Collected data

::::::::

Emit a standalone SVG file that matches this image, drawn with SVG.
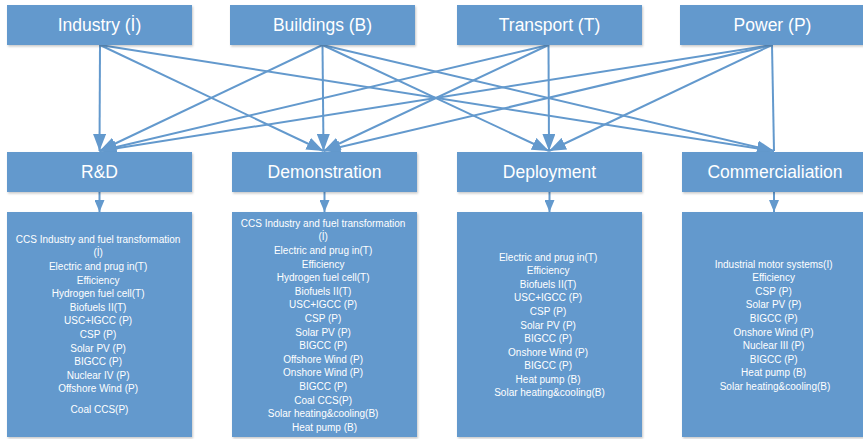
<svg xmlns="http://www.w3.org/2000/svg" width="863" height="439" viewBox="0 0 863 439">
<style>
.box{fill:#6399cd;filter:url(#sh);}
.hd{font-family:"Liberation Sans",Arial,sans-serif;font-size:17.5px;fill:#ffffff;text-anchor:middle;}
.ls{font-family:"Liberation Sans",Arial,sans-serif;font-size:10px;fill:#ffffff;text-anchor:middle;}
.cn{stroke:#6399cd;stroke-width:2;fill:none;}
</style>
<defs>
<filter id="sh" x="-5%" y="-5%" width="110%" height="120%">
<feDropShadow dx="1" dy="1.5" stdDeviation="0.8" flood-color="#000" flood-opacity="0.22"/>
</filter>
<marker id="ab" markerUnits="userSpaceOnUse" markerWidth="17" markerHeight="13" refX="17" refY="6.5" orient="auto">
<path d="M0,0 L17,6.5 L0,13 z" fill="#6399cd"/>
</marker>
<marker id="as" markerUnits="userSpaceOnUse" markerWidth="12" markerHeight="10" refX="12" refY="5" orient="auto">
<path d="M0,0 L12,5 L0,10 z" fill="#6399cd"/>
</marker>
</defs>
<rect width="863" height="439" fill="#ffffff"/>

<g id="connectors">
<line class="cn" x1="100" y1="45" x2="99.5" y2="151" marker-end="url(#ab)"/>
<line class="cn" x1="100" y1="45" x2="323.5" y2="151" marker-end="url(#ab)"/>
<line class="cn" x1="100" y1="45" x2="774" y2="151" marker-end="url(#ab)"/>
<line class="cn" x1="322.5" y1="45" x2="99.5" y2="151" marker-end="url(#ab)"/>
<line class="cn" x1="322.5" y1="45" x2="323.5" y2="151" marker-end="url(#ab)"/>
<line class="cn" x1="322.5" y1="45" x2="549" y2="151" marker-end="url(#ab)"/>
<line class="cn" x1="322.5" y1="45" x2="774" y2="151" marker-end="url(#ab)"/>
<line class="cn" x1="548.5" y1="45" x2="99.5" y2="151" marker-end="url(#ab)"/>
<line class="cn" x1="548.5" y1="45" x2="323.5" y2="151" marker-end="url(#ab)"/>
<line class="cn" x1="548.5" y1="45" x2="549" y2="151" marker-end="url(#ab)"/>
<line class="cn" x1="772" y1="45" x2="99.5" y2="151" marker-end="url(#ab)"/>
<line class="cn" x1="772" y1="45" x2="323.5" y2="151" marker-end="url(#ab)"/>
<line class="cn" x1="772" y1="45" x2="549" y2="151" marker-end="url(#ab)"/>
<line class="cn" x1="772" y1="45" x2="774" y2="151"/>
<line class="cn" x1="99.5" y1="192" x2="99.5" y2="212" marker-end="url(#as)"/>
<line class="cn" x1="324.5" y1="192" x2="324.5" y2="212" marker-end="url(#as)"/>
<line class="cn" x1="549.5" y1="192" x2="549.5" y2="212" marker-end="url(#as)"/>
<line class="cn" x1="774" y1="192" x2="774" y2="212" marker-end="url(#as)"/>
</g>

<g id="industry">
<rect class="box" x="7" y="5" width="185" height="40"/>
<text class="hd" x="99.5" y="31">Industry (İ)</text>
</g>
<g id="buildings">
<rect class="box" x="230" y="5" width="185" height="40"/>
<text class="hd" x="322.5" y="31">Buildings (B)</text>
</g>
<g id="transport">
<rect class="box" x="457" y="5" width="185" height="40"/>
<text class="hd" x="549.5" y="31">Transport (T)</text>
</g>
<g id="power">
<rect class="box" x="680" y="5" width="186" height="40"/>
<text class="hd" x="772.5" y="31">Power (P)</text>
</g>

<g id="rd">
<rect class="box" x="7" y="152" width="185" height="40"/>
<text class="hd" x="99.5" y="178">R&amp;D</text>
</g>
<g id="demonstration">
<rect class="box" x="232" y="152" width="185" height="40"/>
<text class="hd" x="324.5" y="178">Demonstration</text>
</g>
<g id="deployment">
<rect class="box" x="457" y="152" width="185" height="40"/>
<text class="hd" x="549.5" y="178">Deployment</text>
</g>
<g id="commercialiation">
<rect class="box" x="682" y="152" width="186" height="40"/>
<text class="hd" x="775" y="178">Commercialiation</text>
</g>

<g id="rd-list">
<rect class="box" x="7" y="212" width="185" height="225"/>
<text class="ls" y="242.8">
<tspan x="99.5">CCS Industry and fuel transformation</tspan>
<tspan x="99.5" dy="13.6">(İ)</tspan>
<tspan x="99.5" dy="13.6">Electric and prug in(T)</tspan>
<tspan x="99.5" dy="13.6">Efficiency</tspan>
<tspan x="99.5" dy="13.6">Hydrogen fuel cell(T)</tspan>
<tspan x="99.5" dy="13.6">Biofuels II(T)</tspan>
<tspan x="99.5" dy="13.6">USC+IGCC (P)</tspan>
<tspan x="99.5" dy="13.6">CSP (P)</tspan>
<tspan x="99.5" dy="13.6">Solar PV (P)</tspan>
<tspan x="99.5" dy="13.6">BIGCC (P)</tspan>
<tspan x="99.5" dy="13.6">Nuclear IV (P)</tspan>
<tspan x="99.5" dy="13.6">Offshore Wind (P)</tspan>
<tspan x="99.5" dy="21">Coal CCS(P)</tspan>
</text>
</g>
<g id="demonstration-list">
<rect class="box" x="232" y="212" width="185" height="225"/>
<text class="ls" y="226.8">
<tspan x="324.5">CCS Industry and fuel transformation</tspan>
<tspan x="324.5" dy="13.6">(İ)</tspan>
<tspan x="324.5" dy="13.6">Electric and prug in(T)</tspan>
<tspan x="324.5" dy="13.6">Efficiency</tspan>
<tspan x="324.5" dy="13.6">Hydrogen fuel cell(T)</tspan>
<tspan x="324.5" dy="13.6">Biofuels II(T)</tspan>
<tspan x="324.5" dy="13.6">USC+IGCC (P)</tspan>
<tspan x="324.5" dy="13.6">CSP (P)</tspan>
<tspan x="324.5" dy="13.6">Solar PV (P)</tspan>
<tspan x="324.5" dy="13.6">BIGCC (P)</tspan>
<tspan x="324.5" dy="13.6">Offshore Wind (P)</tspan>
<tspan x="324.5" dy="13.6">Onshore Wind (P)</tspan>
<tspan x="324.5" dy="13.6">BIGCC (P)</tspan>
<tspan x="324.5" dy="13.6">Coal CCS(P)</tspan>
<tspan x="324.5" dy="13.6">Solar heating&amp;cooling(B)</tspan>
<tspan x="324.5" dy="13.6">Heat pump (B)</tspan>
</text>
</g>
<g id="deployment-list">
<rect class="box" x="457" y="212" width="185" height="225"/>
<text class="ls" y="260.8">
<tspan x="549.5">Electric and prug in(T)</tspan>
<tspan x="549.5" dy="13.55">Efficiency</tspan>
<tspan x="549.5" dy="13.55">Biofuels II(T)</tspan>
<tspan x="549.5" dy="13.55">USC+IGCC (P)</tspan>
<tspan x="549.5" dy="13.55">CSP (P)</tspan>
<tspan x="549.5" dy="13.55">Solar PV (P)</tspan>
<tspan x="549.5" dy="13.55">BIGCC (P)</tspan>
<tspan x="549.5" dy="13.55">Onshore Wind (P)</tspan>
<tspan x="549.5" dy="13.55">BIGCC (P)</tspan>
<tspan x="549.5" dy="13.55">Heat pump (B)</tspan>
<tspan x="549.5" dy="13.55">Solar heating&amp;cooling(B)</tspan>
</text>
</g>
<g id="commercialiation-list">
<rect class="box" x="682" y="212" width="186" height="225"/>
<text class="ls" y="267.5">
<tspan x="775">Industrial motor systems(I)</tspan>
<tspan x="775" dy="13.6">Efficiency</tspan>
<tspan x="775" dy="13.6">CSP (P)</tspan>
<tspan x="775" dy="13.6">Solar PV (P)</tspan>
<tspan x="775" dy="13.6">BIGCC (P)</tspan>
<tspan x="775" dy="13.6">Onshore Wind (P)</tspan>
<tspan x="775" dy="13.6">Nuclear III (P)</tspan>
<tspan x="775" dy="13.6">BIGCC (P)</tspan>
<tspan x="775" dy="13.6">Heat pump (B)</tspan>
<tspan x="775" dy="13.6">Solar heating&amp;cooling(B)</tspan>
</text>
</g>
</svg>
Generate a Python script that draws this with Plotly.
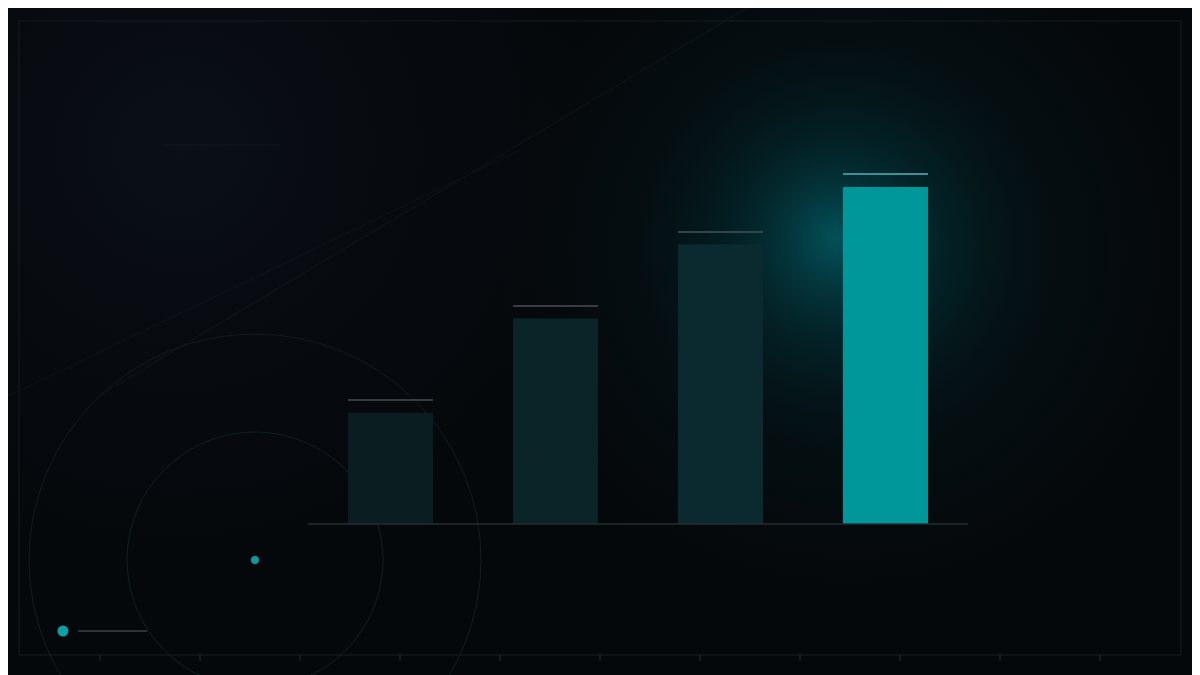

::::::::

- _JOB_
Show every line in the records above that contains the word "this".

- _RESPONSE TO THE TASK_
Emit a standalone SVG file that matches this image, drawn with SVG.
Generate a Python script that draws this with Plotly.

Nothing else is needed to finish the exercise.